Situasi berubah ketika Suharto merasa terancam kekuasaannya oleh manuver LB Murdani yang didukung sebagian besar jenderal TNI AD, CSIS dan China. Suharto merangkul Islam dan menjadikan Islam sebagai sekutu dalam menghadapi musuhnya. Periode 1988 hingga 1998 adalah masa di mana Islam baru benar-benar merasakan kemerdekaannya dan menikmati kemerdekaan Indonesia.

Reformasi 1998 mengakhiri bulan madu Islam dan pemerintah Indonesia. Pasca reformasi, terorisme Islam kembali marak, sengaja diciptakan untuk mengembalikan posisi Islam sebagai musuh negara, terutama setelah Amerika melalui Presiden Bush mengobarkan perang global terhadap terorisme (Islam). Persis 1 tahun, 1 bulan, 1 hari Bom Bali I meledak, menempatkan Islam Indonesia menjadi bagian dari musuh Amerika dan Barat. Musuh-musuh Islam di Indonesia, secara cerdik kembali menumpang isu global dengan menjadikan Islam sebagai sasaran fitnah untuk meraih kekuasaannya.

Usaha menjadikan Islam sebagai musuh negara sempat berhenti pada era SBY, namun marak kembali di era Jokowi. Berbagai tudingan dialamatkan kepada Islam. Di mulai dari KPK yang berhasil ditunggangi. Melalui KPK mencuat labelisasi “Islam Korup”, sebagai variasi dari rekayasa aksi terorisme yang menjadikan gereja sebagai sasaran serangan.
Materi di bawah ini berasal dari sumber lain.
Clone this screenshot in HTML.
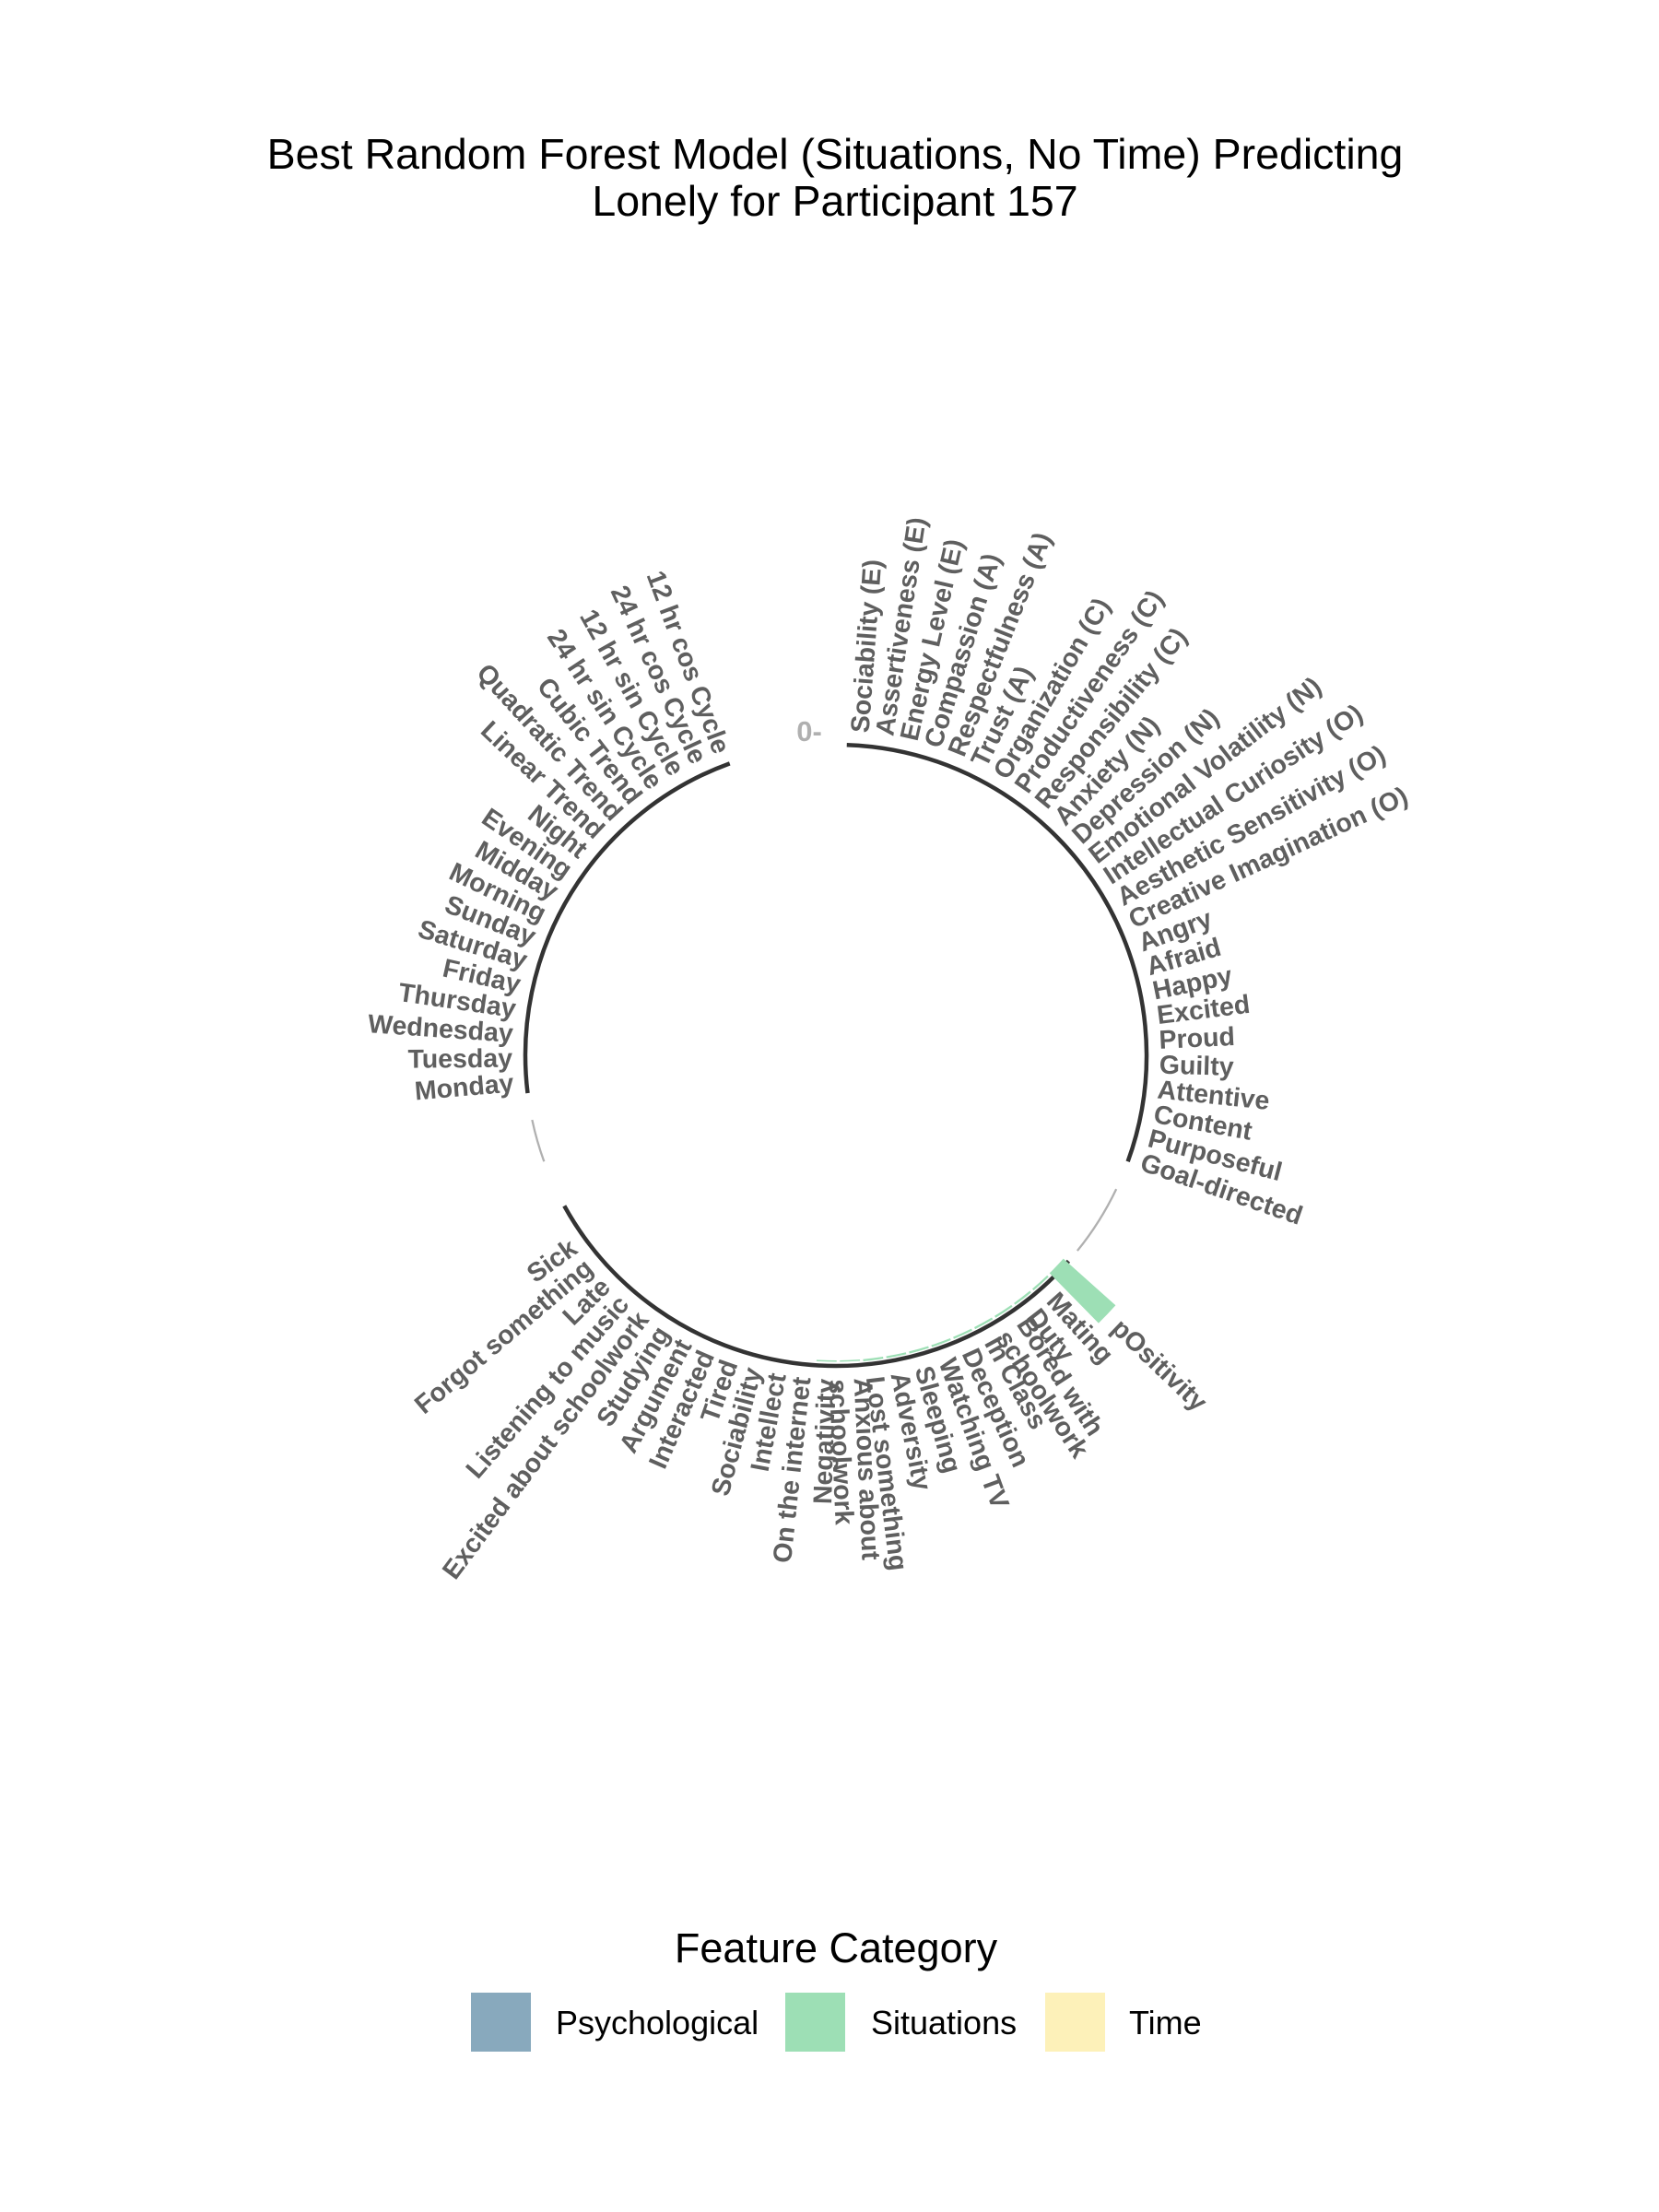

Setelah Jokowi berkuasa, aksi terorisme Islam jadi-jadian ini makin menggila. Ada ISIS dan Islam Radikal yang dijadikan hantu oleh penguasa. Semua usaha ini sebenarnya adalah sama dan sebangun dengan usaha Amerika: menjadikan Islam sebagai musuh dunia. Sebuah usaha yang sia-sia karena Islam bukan komunis atau Uni Soviet yang pernah dihancurkan Amerika. Islam tidak sekedar agama, lebih dari itu, Islam adalah peradaban manusia. Menghancurkan Islam sama saja dengan menghancurkan peradaban manusia. Menghancurkan Islam sama saja mempercepat datangnya kiamat dunia.

Di Indonesia, upaya menghancurkan Islam sejatinya menghancurkan Indonesia itu sendiri: Indonesia sebagai negara, sebagai bangsa dan sebagai peradaban manusia yang eksis di bumi nusantara.